»»
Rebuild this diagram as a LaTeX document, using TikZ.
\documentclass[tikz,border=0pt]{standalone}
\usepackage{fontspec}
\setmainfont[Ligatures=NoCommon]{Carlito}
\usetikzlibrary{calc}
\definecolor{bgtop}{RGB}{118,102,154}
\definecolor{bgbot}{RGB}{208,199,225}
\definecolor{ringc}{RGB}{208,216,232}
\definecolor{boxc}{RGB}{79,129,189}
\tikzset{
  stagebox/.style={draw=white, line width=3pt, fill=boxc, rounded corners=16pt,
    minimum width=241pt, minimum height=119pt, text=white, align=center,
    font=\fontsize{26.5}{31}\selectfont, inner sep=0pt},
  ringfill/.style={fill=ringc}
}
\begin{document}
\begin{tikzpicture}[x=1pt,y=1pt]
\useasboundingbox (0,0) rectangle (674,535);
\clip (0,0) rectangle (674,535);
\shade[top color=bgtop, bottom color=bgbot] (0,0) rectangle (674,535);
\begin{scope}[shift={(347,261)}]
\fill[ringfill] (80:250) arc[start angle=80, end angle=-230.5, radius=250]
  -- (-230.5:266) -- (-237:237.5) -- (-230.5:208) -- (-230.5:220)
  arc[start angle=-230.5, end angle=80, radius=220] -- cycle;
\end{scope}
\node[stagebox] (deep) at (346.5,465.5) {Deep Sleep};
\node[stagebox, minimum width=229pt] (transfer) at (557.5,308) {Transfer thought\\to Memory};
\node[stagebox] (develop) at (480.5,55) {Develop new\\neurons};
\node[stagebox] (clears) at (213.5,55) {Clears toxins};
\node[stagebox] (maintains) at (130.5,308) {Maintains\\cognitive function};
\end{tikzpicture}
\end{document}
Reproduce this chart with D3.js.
««
__Required task__
Look for the word "this" in every line of the listing and copy the lines that have it.

__Finished task__
Rebuild this diagram as a LaTeX document, using TikZ.
Reproduce this chart with D3.js.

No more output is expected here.